# Data extract start

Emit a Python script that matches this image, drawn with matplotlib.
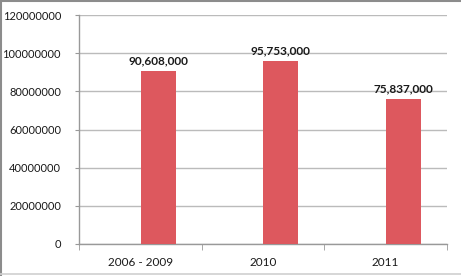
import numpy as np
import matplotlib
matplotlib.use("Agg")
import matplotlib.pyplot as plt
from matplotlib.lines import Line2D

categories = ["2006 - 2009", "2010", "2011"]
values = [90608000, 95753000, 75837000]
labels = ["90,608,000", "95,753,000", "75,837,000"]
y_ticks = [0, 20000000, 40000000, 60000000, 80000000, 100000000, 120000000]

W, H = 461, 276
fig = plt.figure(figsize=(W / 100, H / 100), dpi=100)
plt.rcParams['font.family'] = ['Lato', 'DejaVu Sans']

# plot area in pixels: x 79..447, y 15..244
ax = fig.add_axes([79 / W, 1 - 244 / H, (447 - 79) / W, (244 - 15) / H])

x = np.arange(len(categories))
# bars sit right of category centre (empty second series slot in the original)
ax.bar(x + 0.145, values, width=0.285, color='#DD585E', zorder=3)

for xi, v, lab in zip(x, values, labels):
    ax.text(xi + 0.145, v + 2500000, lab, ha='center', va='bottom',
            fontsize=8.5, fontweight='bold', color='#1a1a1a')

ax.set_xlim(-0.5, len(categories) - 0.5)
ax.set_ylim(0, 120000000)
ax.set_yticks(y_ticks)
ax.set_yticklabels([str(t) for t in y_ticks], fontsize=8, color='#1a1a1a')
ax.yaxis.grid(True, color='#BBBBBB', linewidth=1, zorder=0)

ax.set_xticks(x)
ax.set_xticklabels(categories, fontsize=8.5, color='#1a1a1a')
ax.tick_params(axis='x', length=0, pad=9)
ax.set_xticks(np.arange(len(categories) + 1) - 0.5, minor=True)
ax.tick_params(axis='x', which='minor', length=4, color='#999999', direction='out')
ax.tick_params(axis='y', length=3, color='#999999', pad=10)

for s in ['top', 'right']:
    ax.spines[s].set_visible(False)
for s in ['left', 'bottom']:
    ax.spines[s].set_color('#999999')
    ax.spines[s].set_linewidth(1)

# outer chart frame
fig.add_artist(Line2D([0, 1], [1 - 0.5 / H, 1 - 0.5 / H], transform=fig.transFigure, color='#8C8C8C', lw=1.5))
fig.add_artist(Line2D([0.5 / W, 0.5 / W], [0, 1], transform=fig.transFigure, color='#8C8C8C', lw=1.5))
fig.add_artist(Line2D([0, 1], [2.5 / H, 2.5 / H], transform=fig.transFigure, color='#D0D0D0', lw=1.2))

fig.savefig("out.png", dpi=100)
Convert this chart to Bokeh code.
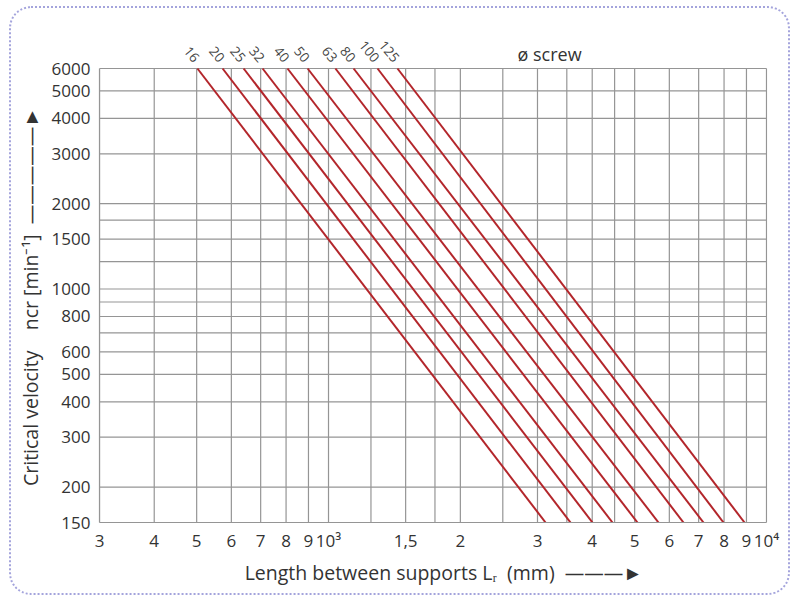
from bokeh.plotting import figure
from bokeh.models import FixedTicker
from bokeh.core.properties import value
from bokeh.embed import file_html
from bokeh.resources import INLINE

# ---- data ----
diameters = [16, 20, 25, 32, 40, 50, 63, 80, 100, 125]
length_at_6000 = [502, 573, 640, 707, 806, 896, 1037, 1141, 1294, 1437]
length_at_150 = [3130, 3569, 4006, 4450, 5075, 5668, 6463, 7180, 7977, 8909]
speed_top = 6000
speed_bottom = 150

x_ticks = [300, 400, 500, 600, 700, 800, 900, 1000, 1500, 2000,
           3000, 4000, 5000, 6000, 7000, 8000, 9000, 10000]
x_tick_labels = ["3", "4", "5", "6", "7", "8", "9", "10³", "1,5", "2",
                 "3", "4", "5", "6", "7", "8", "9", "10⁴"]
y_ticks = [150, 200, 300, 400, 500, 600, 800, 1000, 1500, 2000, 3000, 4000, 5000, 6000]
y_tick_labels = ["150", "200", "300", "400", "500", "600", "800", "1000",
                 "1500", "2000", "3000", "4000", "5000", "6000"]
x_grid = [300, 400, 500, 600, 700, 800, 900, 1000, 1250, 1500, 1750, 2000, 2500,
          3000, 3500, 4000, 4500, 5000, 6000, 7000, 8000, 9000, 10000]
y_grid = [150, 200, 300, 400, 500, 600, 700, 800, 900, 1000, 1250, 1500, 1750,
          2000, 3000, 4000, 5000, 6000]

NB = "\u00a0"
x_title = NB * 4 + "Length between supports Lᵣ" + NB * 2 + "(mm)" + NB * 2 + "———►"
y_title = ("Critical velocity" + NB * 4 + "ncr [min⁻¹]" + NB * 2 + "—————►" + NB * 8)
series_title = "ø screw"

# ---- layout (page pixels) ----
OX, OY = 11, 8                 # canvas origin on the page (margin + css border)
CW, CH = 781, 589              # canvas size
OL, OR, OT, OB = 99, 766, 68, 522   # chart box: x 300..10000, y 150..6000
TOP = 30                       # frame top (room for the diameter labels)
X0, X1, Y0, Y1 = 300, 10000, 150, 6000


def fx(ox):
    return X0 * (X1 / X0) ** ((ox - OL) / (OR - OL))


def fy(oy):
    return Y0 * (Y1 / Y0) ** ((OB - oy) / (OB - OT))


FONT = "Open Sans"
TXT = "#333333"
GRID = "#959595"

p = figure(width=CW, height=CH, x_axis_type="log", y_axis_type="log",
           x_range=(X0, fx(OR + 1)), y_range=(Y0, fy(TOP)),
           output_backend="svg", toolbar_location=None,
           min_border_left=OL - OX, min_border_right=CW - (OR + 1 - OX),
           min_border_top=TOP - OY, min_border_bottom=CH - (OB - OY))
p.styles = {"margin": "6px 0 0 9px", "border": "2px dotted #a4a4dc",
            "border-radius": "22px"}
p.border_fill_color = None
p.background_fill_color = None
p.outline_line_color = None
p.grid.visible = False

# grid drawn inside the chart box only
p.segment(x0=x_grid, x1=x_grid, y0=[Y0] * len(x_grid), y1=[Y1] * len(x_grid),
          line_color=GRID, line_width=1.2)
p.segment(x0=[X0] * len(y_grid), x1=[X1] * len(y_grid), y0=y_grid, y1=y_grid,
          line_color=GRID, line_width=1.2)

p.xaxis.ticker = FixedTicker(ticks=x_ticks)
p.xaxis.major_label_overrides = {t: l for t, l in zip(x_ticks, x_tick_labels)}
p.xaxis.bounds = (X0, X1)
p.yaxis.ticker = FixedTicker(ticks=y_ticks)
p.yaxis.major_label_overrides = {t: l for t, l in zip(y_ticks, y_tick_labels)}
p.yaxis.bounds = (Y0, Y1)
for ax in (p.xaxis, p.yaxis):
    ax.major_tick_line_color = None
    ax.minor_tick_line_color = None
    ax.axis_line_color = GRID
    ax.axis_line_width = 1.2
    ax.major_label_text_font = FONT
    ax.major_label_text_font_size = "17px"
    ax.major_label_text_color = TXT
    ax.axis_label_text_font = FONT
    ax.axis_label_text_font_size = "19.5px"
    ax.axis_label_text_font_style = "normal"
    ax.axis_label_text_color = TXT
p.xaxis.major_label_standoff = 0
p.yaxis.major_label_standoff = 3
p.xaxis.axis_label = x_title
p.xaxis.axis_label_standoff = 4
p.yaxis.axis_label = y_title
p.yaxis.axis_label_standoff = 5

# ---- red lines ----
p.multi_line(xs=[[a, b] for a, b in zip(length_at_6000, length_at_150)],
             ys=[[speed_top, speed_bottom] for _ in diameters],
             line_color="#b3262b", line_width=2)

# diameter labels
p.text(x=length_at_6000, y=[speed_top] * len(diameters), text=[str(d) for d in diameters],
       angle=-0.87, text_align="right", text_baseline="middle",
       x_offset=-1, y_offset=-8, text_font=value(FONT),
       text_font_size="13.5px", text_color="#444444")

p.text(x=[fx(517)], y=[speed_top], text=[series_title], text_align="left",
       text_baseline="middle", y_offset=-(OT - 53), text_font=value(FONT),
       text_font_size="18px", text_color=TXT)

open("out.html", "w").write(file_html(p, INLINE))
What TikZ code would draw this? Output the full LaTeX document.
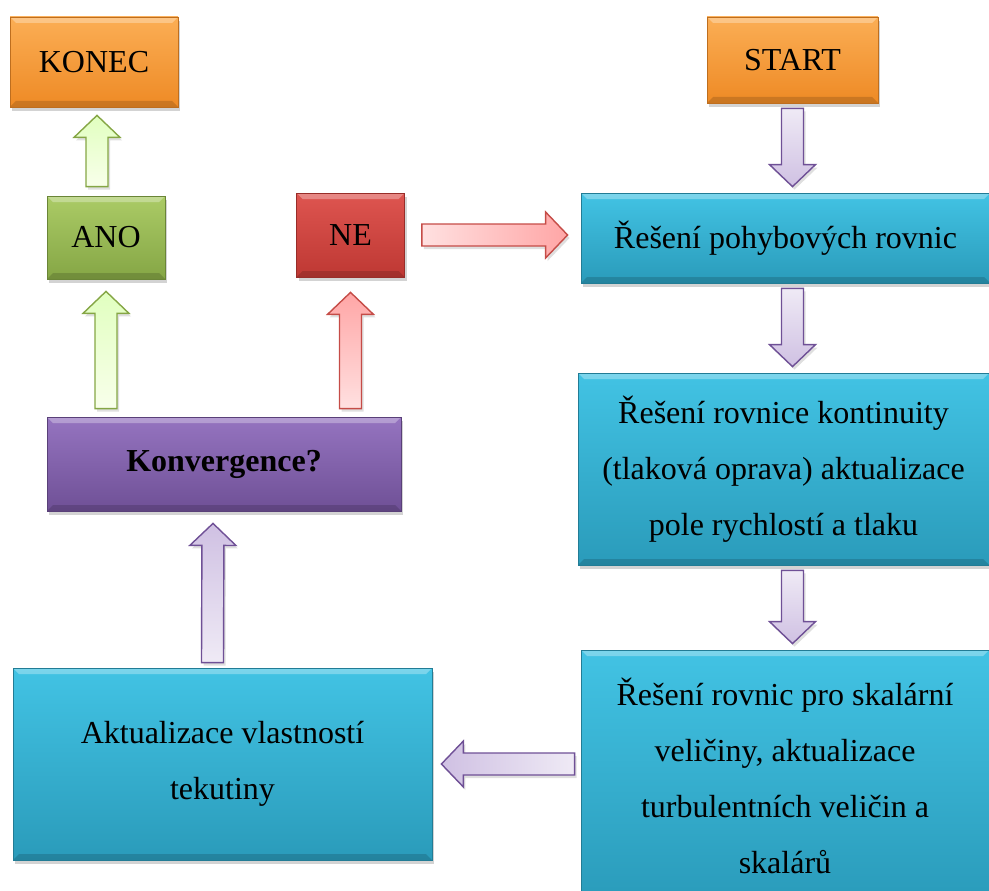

# Data extract end

* **Your instructions**: Strip out the images, then output the records above word for word.

* **Reply to the task**:
Emit a Python script that matches this image, drawn with matplotlib.
import numpy as np
import matplotlib
matplotlib.use("Agg")
import matplotlib.pyplot as plt
from matplotlib.lines import Line2D

categories = ["2006 - 2009", "2010", "2011"]
values = [90608000, 95753000, 75837000]
labels = ["90,608,000", "95,753,000", "75,837,000"]
y_ticks = [0, 20000000, 40000000, 60000000, 80000000, 100000000, 120000000]

W, H = 461, 276
fig = plt.figure(figsize=(W / 100, H / 100), dpi=100)
plt.rcParams['font.family'] = ['Lato', 'DejaVu Sans']

# plot area in pixels: x 79..447, y 15..244
ax = fig.add_axes([79 / W, 1 - 244 / H, (447 - 79) / W, (244 - 15) / H])

x = np.arange(len(categories))
# bars sit right of category centre (empty second series slot in the original)
ax.bar(x + 0.145, values, width=0.285, color='#DD585E', zorder=3)

for xi, v, lab in zip(x, values, labels):
    ax.text(xi + 0.145, v + 2500000, lab, ha='center', va='bottom',
            fontsize=8.5, fontweight='bold', color='#1a1a1a')

ax.set_xlim(-0.5, len(categories) - 0.5)
ax.set_ylim(0, 120000000)
ax.set_yticks(y_ticks)
ax.set_yticklabels([str(t) for t in y_ticks], fontsize=8, color='#1a1a1a')
ax.yaxis.grid(True, color='#BBBBBB', linewidth=1, zorder=0)

ax.set_xticks(x)
ax.set_xticklabels(categories, fontsize=8.5, color='#1a1a1a')
ax.tick_params(axis='x', length=0, pad=9)
ax.set_xticks(np.arange(len(categories) + 1) - 0.5, minor=True)
ax.tick_params(axis='x', which='minor', length=4, color='#999999', direction='out')
ax.tick_params(axis='y', length=3, color='#999999', pad=10)

for s in ['top', 'right']:
    ax.spines[s].set_visible(False)
for s in ['left', 'bottom']:
    ax.spines[s].set_color('#999999')
    ax.spines[s].set_linewidth(1)

# outer chart frame
fig.add_artist(Line2D([0, 1], [1 - 0.5 / H, 1 - 0.5 / H], transform=fig.transFigure, color='#8C8C8C', lw=1.5))
fig.add_artist(Line2D([0.5 / W, 0.5 / W], [0, 1], transform=fig.transFigure, color='#8C8C8C', lw=1.5))
fig.add_artist(Line2D([0, 1], [2.5 / H, 2.5 / H], transform=fig.transFigure, color='#D0D0D0', lw=1.2))

fig.savefig("out.png", dpi=100)
Convert this chart to Bokeh code.
from bokeh.plotting import figure
from bokeh.models import FixedTicker
from bokeh.core.properties import value
from bokeh.embed import file_html
from bokeh.resources import INLINE

# ---- data ----
diameters = [16, 20, 25, 32, 40, 50, 63, 80, 100, 125]
length_at_6000 = [502, 573, 640, 707, 806, 896, 1037, 1141, 1294, 1437]
length_at_150 = [3130, 3569, 4006, 4450, 5075, 5668, 6463, 7180, 7977, 8909]
speed_top = 6000
speed_bottom = 150

x_ticks = [300, 400, 500, 600, 700, 800, 900, 1000, 1500, 2000,
           3000, 4000, 5000, 6000, 7000, 8000, 9000, 10000]
x_tick_labels = ["3", "4", "5", "6", "7", "8", "9", "10³", "1,5", "2",
                 "3", "4", "5", "6", "7", "8", "9", "10⁴"]
y_ticks = [150, 200, 300, 400, 500, 600, 800, 1000, 1500, 2000, 3000, 4000, 5000, 6000]
y_tick_labels = ["150", "200", "300", "400", "500", "600", "800", "1000",
                 "1500", "2000", "3000", "4000", "5000", "6000"]
x_grid = [300, 400, 500, 600, 700, 800, 900, 1000, 1250, 1500, 1750, 2000, 2500,
          3000, 3500, 4000, 4500, 5000, 6000, 7000, 8000, 9000, 10000]
y_grid = [150, 200, 300, 400, 500, 600, 700, 800, 900, 1000, 1250, 1500, 1750,
          2000, 3000, 4000, 5000, 6000]

NB = "\u00a0"
x_title = NB * 4 + "Length between supports Lᵣ" + NB * 2 + "(mm)" + NB * 2 + "———►"
y_title = ("Critical velocity" + NB * 4 + "ncr [min⁻¹]" + NB * 2 + "—————►" + NB * 8)
series_title = "ø screw"

# ---- layout (page pixels) ----
OX, OY = 11, 8                 # canvas origin on the page (margin + css border)
CW, CH = 781, 589              # canvas size
OL, OR, OT, OB = 99, 766, 68, 522   # chart box: x 300..10000, y 150..6000
TOP = 30                       # frame top (room for the diameter labels)
X0, X1, Y0, Y1 = 300, 10000, 150, 6000


def fx(ox):
    return X0 * (X1 / X0) ** ((ox - OL) / (OR - OL))


def fy(oy):
    return Y0 * (Y1 / Y0) ** ((OB - oy) / (OB - OT))


FONT = "Open Sans"
TXT = "#333333"
GRID = "#959595"

p = figure(width=CW, height=CH, x_axis_type="log", y_axis_type="log",
           x_range=(X0, fx(OR + 1)), y_range=(Y0, fy(TOP)),
           output_backend="svg", toolbar_location=None,
           min_border_left=OL - OX, min_border_right=CW - (OR + 1 - OX),
           min_border_top=TOP - OY, min_border_bottom=CH - (OB - OY))
p.styles = {"margin": "6px 0 0 9px", "border": "2px dotted #a4a4dc",
            "border-radius": "22px"}
p.border_fill_color = None
p.background_fill_color = None
p.outline_line_color = None
p.grid.visible = False

# grid drawn inside the chart box only
p.segment(x0=x_grid, x1=x_grid, y0=[Y0] * len(x_grid), y1=[Y1] * len(x_grid),
          line_color=GRID, line_width=1.2)
p.segment(x0=[X0] * len(y_grid), x1=[X1] * len(y_grid), y0=y_grid, y1=y_grid,
          line_color=GRID, line_width=1.2)

p.xaxis.ticker = FixedTicker(ticks=x_ticks)
p.xaxis.major_label_overrides = {t: l for t, l in zip(x_ticks, x_tick_labels)}
p.xaxis.bounds = (X0, X1)
p.yaxis.ticker = FixedTicker(ticks=y_ticks)
p.yaxis.major_label_overrides = {t: l for t, l in zip(y_ticks, y_tick_labels)}
p.yaxis.bounds = (Y0, Y1)
for ax in (p.xaxis, p.yaxis):
    ax.major_tick_line_color = None
    ax.minor_tick_line_color = None
    ax.axis_line_color = GRID
    ax.axis_line_width = 1.2
    ax.major_label_text_font = FONT
    ax.major_label_text_font_size = "17px"
    ax.major_label_text_color = TXT
    ax.axis_label_text_font = FONT
    ax.axis_label_text_font_size = "19.5px"
    ax.axis_label_text_font_style = "normal"
    ax.axis_label_text_color = TXT
p.xaxis.major_label_standoff = 0
p.yaxis.major_label_standoff = 3
p.xaxis.axis_label = x_title
p.xaxis.axis_label_standoff = 4
p.yaxis.axis_label = y_title
p.yaxis.axis_label_standoff = 5

# ---- red lines ----
p.multi_line(xs=[[a, b] for a, b in zip(length_at_6000, length_at_150)],
             ys=[[speed_top, speed_bottom] for _ in diameters],
             line_color="#b3262b", line_width=2)

# diameter labels
p.text(x=length_at_6000, y=[speed_top] * len(diameters), text=[str(d) for d in diameters],
       angle=-0.87, text_align="right", text_baseline="middle",
       x_offset=-1, y_offset=-8, text_font=value(FONT),
       text_font_size="13.5px", text_color="#444444")

p.text(x=[fx(517)], y=[speed_top], text=[series_title], text_align="left",
       text_baseline="middle", y_offset=-(OT - 53), text_font=value(FONT),
       text_font_size="18px", text_color=TXT)

open("out.html", "w").write(file_html(p, INLINE))
What TikZ code would draw this? Output the full LaTeX document.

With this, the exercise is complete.